É uma lenda. E contra os mitos é difícil brigar. Eles não chegaram por acaso a essa condição.

Em um trecho do volume que trata do sonho de industrialização no estado, está escrito: “Não seria possível reler o passado de Alagoas apenas com lentes da nossa trajetória açucareira (…). Ao mesmo tempo, é ingênuo pensar que o advento das fábricas e das vilas operárias ligadas ao algodão seria uma espécie de Vesúvio econômico, social e cultural”. Qual seria a melhor forma de analisar aquele momento histórico e o que ele reflete em nosso presente?

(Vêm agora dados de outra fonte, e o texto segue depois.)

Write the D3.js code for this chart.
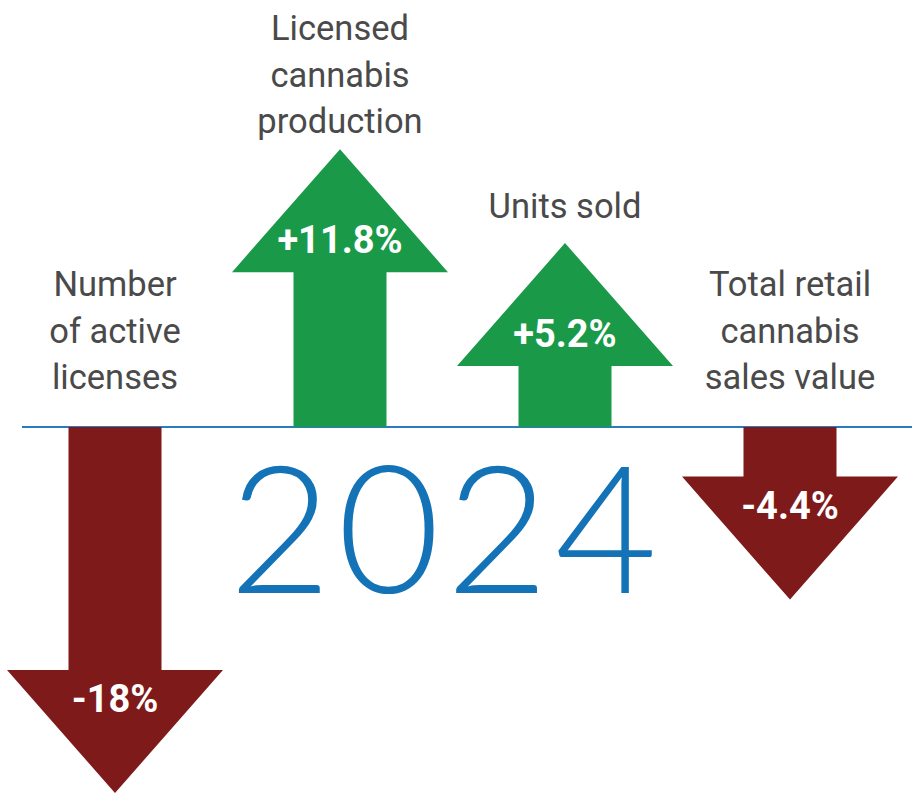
<!DOCTYPE html>
<html>
<head>
<meta charset="utf-8">
<script src="https://cdn.jsdelivr.net/npm/d3@7"></script>
<style>
  html, body { margin: 0; padding: 0; background: #ffffff; }
  svg { display: block; }
</style>
</head>
<body>
<svg id="chart" width="912" height="799"></svg>
<script>
// ---- data ----
const categories = ["Number of active licenses", "Licensed cannabis production", "Units sold", "Total retail cannabis sales value"];
const labelLines = [["Number", "of active", "licenses"], ["Licensed", "cannabis", "production"], ["Units sold"], ["Total retail", "cannabis", "sales value"]];
const changes = [-18, 11.8, 5.2, -4.4];
const valueLabels = ["-18%", "+11.8%", "+5.2%", "-4.4%"];
const yearLabel = "2024";

// ---- layout ----
const W = 912, H = 799;
const baseY = 427;
const shaftW = 93, headW = 216, headH = 123;
const upColor = "#1a9a48", downColor = "#7f1a1a";
const lineColor = "#2a7cc0", yearColor = "#1473b7", labelColor = "#4a4a4a";

const svg = d3.select("#chart");

const x = d3.scalePoint().domain(categories).range([115, 790]);
const len = d3.scaleLinear().domain([0, 18]).range([110, 366]);

const rows = categories.map((c, i) => ({ cat: c, v: changes[i], lines: labelLines[i], lab: valueLabels[i] }));

// year
svg.append("text")
  .attr("x", 446).attr("y", 593)
  .attr("text-anchor", "middle")
  .attr("font-family", "Lato, 'Open Sans', sans-serif")
  .attr("font-weight", 300)
  .attr("font-size", 177)
  .attr("letter-spacing", 6)
  .attr("fill", yearColor)
  .text(yearLabel);

// baseline
svg.append("line")
  .attr("x1", 22).attr("x2", W)
  .attr("y1", baseY).attr("y2", baseY)
  .attr("stroke", lineColor).attr("stroke-width", 2);

function geom(d) {
  const s = d.v >= 0 ? 1 : -1;
  const tip = baseY - s * len(Math.abs(d.v));
  return { s, tip, hb: tip + s * headH };
}

function arrowPath(d) {
  const cx = x(d.cat);
  const { tip, hb } = geom(d);
  const p = d3.path();
  p.moveTo(cx - shaftW / 2, baseY);
  p.lineTo(cx - shaftW / 2, hb);
  p.lineTo(cx - headW / 2, hb);
  p.lineTo(cx, tip);
  p.lineTo(cx + headW / 2, hb);
  p.lineTo(cx + shaftW / 2, hb);
  p.lineTo(cx + shaftW / 2, baseY);
  p.closePath();
  return p.toString();
}

svg.selectAll("path.arrow").data(rows).join("path")
  .attr("class", "arrow")
  .attr("d", arrowPath)
  .attr("fill", d => d.v >= 0 ? upColor : downColor);

// value labels
svg.selectAll("text.val").data(rows).join("text")
  .attr("class", "val")
  .attr("x", d => x(d.cat))
  .attr("y", d => {
    const g = geom(d);
    return g.s > 0 ? g.hb - 19 : g.hb + 42;
  })
  .attr("text-anchor", "middle")
  .attr("font-family", "Roboto, 'Open Sans', sans-serif")
  .attr("font-weight", 700)
  .attr("font-size", 38)
  .attr("fill", "#ffffff")
  .text(d => d.lab);

// category labels
const lineH = 46.5;
const lab = svg.selectAll("text.cat").data(rows).join("text")
  .attr("class", "cat")
  .attr("text-anchor", "middle")
  .attr("font-family", "Roboto, 'Open Sans', sans-serif")
  .attr("font-weight", 400)
  .attr("font-size", 34.5)
  .attr("fill", labelColor)
  .attr("transform", d => {
    const n = d.lines.length;
    let lastBase;
    if (d.v >= 0) lastBase = geom(d).tip - 25;
    else lastBase = baseY - 38;
    const firstBase = Math.max(40, lastBase - (n - 1) * lineH);
    return `translate(${x(d.cat)},${firstBase})`;
  });
lab.selectAll("tspan").data(d => d.lines).join("tspan")
  .attr("x", 0)
  .attr("y", (t, i) => i * lineH)
  .text(t => t);
</script>
</body>
</html>
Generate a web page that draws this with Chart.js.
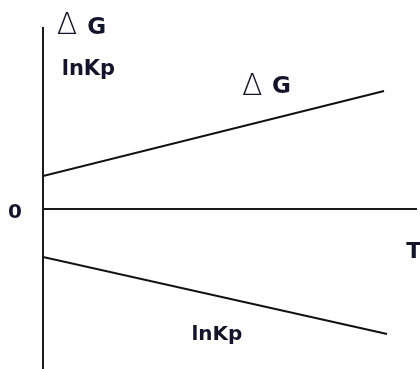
<!DOCTYPE html>
<html>
<head>
<meta charset="utf-8">
<script src="https://cdn.jsdelivr.net/npm/chart.js@4"></script>
<style>
  html, body { margin: 0; padding: 0; background: #fff; overflow: hidden; }
  canvas { display: block; }
</style>
</head>
<body>
<canvas id="gibbsChart" width="420" height="369"></canvas>
<script>
"use strict";

// Temperature at each end of the two straight lines
const tDeltaG = [0, 9.12];
const tLnKp = [0, 9.2];

// Line values on the shared vertical axis
const deltaG = [1.65, 5.9];
const lnKp = [-2.4, -6.25];

// Only the origin gets a tick label (and the T axis line)
const yTicks = [0];

const TEXT_COLOR = '#14142a';
const LINE_COLOR = '#111';
const AXIS_COLOR = '#1a1a1a';

// Free text drawn inside the plot, anchored in axis units (left edge, baseline)
const LABELS = [
    {text: 'Δ', t: 0.37, v: 8.75, font: '200 30px "DejaVu Sans"'},
    {text: 'G', t: 1.18, v: 8.75, font: 'bold 23px "DejaVu Sans"'},
    {text: 'lnKp', t: 0.5, v: 6.7, font: 'bold 21px "DejaVu Sans"'},
    {text: 'Δ', t: 5.32, v: 5.7, font: '200 30px "DejaVu Sans"'},
    {text: 'G', t: 6.12, v: 5.8, font: 'bold 23px "DejaVu Sans"'},
    {text: 'lnKp', t: 3.97, v: -6.55, font: 'bold 20px "DejaVu Sans"'},
    {text: 'T', t: 9.71, v: -2.45, font: 'bold 22px "DejaVu Sans"'}
];

const textLabels = {
    id: 'textLabels',
    afterDraw(chart) {
        const {ctx, scales: {x, y}} = chart;
        ctx.save();
        ctx.fillStyle = TEXT_COLOR;
        ctx.textAlign = 'left';
        ctx.textBaseline = 'alphabetic';
        LABELS.forEach(l => {
            ctx.font = l.font;
            ctx.fillText(l.text, x.getPixelForValue(l.t), y.getPixelForValue(l.v));
        });
        ctx.restore();
    }
};

const toPoints = (xs, ys) => xs.map((t, i) => ({x: t, y: ys[i]}));

new Chart(document.getElementById('gibbsChart'), {
    type: 'scatter',
    data: {
        datasets: [
            {
                label: 'ΔG',
                data: toPoints(tDeltaG, deltaG),
                showLine: true,
                borderColor: LINE_COLOR,
                borderWidth: 2,
                pointRadius: 0
            },
            {
                label: 'lnKp',
                data: toPoints(tLnKp, lnKp),
                showLine: true,
                borderColor: LINE_COLOR,
                borderWidth: 2,
                pointRadius: 0
            }
        ]
    },
    options: {
        responsive: false,
        animation: false,
        events: [],
        layout: {padding: {top: 28, right: 3, bottom: 0, left: 0}},
        plugins: {
            legend: {display: false},
            tooltip: {enabled: false}
        },
        scales: {
            x: {
                type: 'linear',
                display: false,
                min: 0,
                max: 10
            },
            y: {
                type: 'linear',
                min: -8,
                max: 9.05,
                afterBuildTicks: s => { s.ticks = yTicks.map(v => ({value: v})); },
                ticks: {
                    font: {family: 'DejaVu Sans', weight: 'bold', size: 20},
                    color: TEXT_COLOR,
                    padding: 21,
                    labelOffset: 4
                },
                // the zero grid line doubles as the T axis
                grid: {
                    drawTicks: false,
                    color: AXIS_COLOR,
                    lineWidth: 2
                },
                border: {color: AXIS_COLOR, width: 2},
                // fixed width, and no extra room reserved above/below for the tick label
                afterFit: s => {
                    s.width = 43;
                    s.paddingTop = 0;
                    s.paddingBottom = 0;
                }
            }
        }
    },
    plugins: [textLabels]
});
</script>
</body>
</html>
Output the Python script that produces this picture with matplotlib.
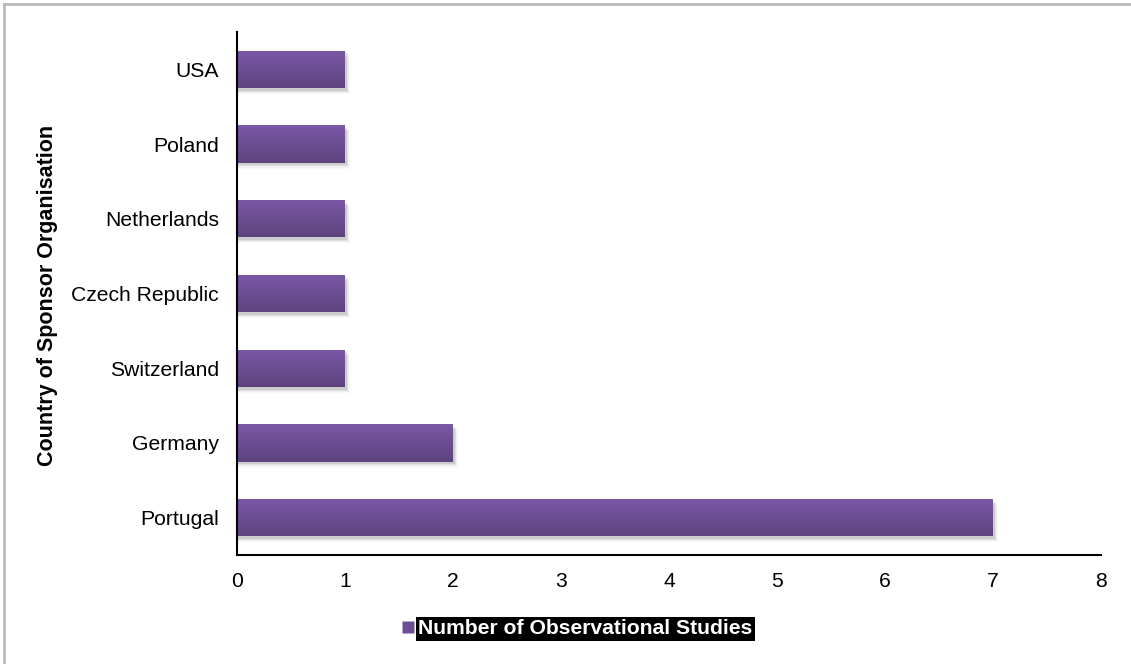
import numpy as np
import matplotlib.pyplot as plt
from matplotlib.patches import Rectangle
from matplotlib.lines import Line2D
from matplotlib.colors import LinearSegmentedColormap

plt.rcParams['font.family'] = ['Liberation Sans', 'DejaVu Sans']

# --- data ---
countries = ["Portugal", "Germany", "Switzerland", "Czech Republic",
             "Netherlands", "Poland", "USA"]
studies = [7, 2, 1, 1, 1, 1, 1]
series_name = "Number of Observational Studies"

fig = plt.figure(figsize=(11.31, 6.64), dpi=100)
ax = fig.add_axes([237 / 1131, 1 - 555 / 664, (1101 - 237) / 1131, (555 - 32) / 664])

bar_h = 0.5
purple = LinearSegmentedColormap.from_list("bar", ["#5d437e", "#6c4e93", "#7c58a6"])
grad = np.linspace(0, 1, 256).reshape(-1, 1)

for i, (c, v) in enumerate(zip(countries, studies)):
    # soft drop shadow under each bar
    for k, a in enumerate([0.09, 0.06, 0.04, 0.025]):
        ax.add_patch(Rectangle((0, i - bar_h / 2 - 0.035 - k * 0.015), v + 0.02 + k * 0.008,
                               bar_h, facecolor="black", alpha=a, lw=0, zorder=1))
    r = Rectangle((0, i - bar_h / 2), v, bar_h, facecolor="none", lw=0, zorder=2)
    ax.add_patch(r)
    im = ax.imshow(grad, cmap=purple, aspect="auto", origin="lower",
                   extent=(0, v, i - bar_h / 2, i + bar_h / 2), zorder=2)
    im.set_clip_path(r)

ax.set_xlim(0, 8)
ax.set_ylim(-0.5, len(countries) - 0.5)
ax.set_yticks(range(len(countries)))
ax.set_yticklabels(countries)
ax.set_xticks(range(0, 9))
ax.tick_params(axis="both", length=0, labelsize=15.2)
ax.tick_params(axis="x", pad=12)
ax.tick_params(axis="y", pad=13)
for s in ["top", "right"]:
    ax.spines[s].set_visible(False)
for s in ["left", "bottom"]:
    ax.spines[s].set_linewidth(1.5)
    ax.spines[s].set_color("black")

fig.text(48 / 1131, 1 - 295 / 664, "Country of Sponsor Organisation", rotation=90,
         ha="center", va="center", fontsize=15.5, fontweight="bold")

# legend entry
handle = Line2D([], [], marker="s", color="none", markerfacecolor="#6c4e93",
                markeredgecolor="none", markersize=9)
leg = fig.legend([handle], [series_name], loc="center", bbox_to_anchor=(575 / 1131, 1 - 629 / 664),
                 frameon=False, handletextpad=0.0, handlelength=1.0, fontsize=15.2)
for t in leg.get_texts():
    t.set_color("white")
    t.set_fontweight("bold")
    t.set_bbox(dict(facecolor="black", edgecolor="none", pad=1.5))

# thin gray frame at top and left
fig.add_artist(Line2D([4 / 1131, 4 / 1131], [0, 1 - 4 / 664], color="#bbbbbb", lw=2))
fig.add_artist(Line2D([4 / 1131, 1], [1 - 4 / 664, 1 - 4 / 664], color="#bbbbbb", lw=2))

fig.savefig("out.png", dpi=100)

Douglas Apratto. Um bom serviço que pode prestar a história é acrescentar a nossa própria experiência à da coletividade. Mas o estudioso, o historiador, não deve exagerar na dose de sua emoção, a razão é sempre necessária. O que eu quero dizer, na verdade, é de que o ideal da industrialização para o nosso estado, que tanto ansiamos hoje, já foi experimentado no passado com o advento da indústria têxtil em vários municípios. Foi uma experiência histórica interessante que não pode ser desprezada. Trouxe um saldo de realizações em menos de um século que o ideal agrário alagoano, entranhado em nossa cultura, não produziu em cinco séculos. Um vulcão de modernidade que despejou sua lava criadora em muitos tabus caetés, colocando-nos na era capitalista. Contudo, nem tudo eram flores. Não se pode achar que alcançaríamos o paraíso se as fábricas e as vilas persistissem até hoje. Deve-se manter sempre alerta a razão na paixão e sempre presente a paixão na razão.